Sur le plan international, le renforcement des mécanismes de coopération judiciaire apparaît incontournable. L’évolution du Parquet européen, opérationnel depuis juin 2021, pourrait préfigurer l’émergence d’autorités de poursuite supranationales dotées de compétences territoriales élargies. De même, l’extension du champ d’application du mandat d’arrêt européen et le développement de la décision d’enquête européenne témoignent d’une progressive européanisation de la justice pénale qui transcende les frontières nationales traditionnelles.
La question des conflits positifs de compétence entre juridictions nationales mérite une attention particulière. Le développement de mécanismes préventifs de coordination, sur le modèle d’Eurojust, pourrait éviter la multiplication de procédures parallèles pour des mêmes faits. La Cour de justice de l’Union européenne, dans l’arrêt Spasic du 27 mai 2014, a rappelé l’importance du principe ne bis in idem dans l’espace judiciaire européen, soulignant la nécessité d’une coordination efficace des poursuites.
Les réformes envisageables devraient toutefois préserver l’équilibre délicat entre efficacité répressive et garanties procédurales. Comme l’a souligné la Cour européenne des droits de l’homme dans l’arrêt Pélissier et Sassi c. France du 25 mars 1999, « le droit à un tribunal établi par la loi implique que l’organisation judiciaire ne dépende pas de la discrétion de l’exécutif, mais soit réglée par une loi émanant du parlement ». Cette exigence de prévisibilité constitue un garde-fou contre les risques d’arbitraire que pourrait engendrer une flexibilisation excessive des règles de compétence territoriale.

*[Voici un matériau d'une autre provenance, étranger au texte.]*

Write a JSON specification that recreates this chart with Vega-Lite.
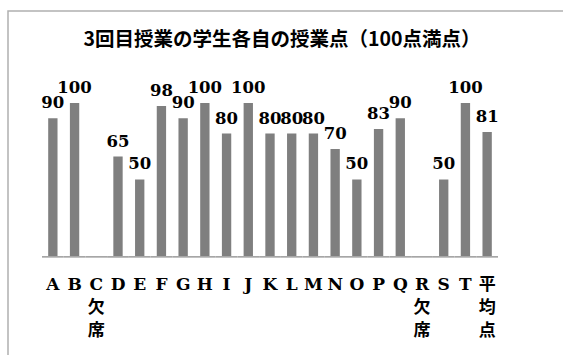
{
  "$schema": "https://vega.github.io/schema/vega-lite/v6.json",
  "autosize": "none",
  "padding": {"left": 8, "top": 11, "right": -1, "bottom": -1},
  "width": 556,
  "height": 345,
  "background": "white",
  "config": {"view": {"stroke": "#b0b0b0", "strokeWidth": 1.5}},
  "title": {
    "text": "3回目授業の学生各自の授業点（100点満点）",
    "anchor": "middle",
    "frame": "group",
    "font": "Noto Sans CJK JP",
    "fontSize": 19.5,
    "fontWeight": "bold",
    "color": "#000000",
    "offset": 0,
    "baseline": "top",
    "dy": 39,
    "dx": -4
  },
  "data": {
    "values": [
      {"student": "A", "score": 90},
      {"student": "B", "score": 100},
      {"student": "C", "score": null},
      {"student": "D", "score": 65},
      {"student": "E", "score": 50},
      {"student": "F", "score": 98},
      {"student": "G", "score": 90},
      {"student": "H", "score": 100},
      {"student": "I", "score": 80},
      {"student": "J", "score": 100},
      {"student": "K", "score": 80},
      {"student": "L", "score": 80},
      {"student": "M", "score": 80},
      {"student": "N", "score": 70},
      {"student": "O", "score": 50},
      {"student": "P", "score": 83},
      {"student": "Q", "score": 90},
      {"student": "R", "score": null},
      {"student": "S", "score": 50},
      {"student": "T", "score": 100},
      {"student": "平均点", "score": 81}
    ]
  },
  "encoding": {
    "x": {
      "field": "student",
      "type": "nominal",
      "sort": null,
      "scale": {
        "domain": ["A", "B", "C", "D", "E", "F", "G", "H", "I", "J", "K", "L", "M", "N", "O", "P", "Q", "R", "S", "T", "平均点"],
        "range": [34, 490],
        "paddingInner": 0.57,
        "paddingOuter": 0.285
      },
      "axis": {
        "title": null,
        "domain": false,
        "ticks": false,
        "grid": false,
        "offset": -100,
        "labelPadding": 20,
        "labelAngle": 0,
        "labelOverlap": false,
        "labelBound": false,
        "labelFlush": false,
        "labelFont": "DejaVu Serif, Noto Sans CJK JP",
        "labelFontSize": 17,
        "labelFontWeight": "bold",
        "labelColor": "#000000",
        "labelLineHeight": 23,
        "labelExpr": "datum.value == 'C' || datum.value == 'R' ? [datum.value, '欠', '席'] : (datum.value == '平均点' ? ['平', '均', '点'] : datum.value)"
      }
    }
  },
  "layer": [
    {
      "mark": {"type": "bar", "color": "#7f7f7f"},
      "encoding": {
        "y": {
          "field": "score",
          "type": "quantitative",
          "scale": {"domain": [-65.36, 160.13], "nice": false, "zero": false},
          "axis": null
        },
        "y2": {"datum": 0}
      }
    },
    {
      "mark": {"type": "bar", "color": "#a6a6a6", "width": {"band": 2.3256}},
      "encoding": {
        "y": {"datum": 0, "type": "quantitative"},
        "y2": {"datum": -1.1}
      }
    },
    {
      "mark": {
        "type": "text",
        "baseline": "alphabetic",
        "dy": -10,
        "font": "DejaVu Serif",
        "fontSize": 16.5,
        "fontWeight": "bold",
        "color": "#000000"
      },
      "encoding": {
        "y": {"field": "score", "type": "quantitative"},
        "text": {"field": "score", "type": "quantitative"}
      }
    }
  ]
}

L’avenir du cadre territorial de la justice criminelle s’inscrit vraisemblablement dans une dialectique permanente entre le maintien d’un ancrage territorial garant de proximité avec les justiciables et l’adaptation aux formes contemporaines de criminalité qui transcendent les frontières traditionnelles. Cette tension créatrice continuera d’animer les évolutions législatives et jurisprudentielles dans ce domaine en constante mutation.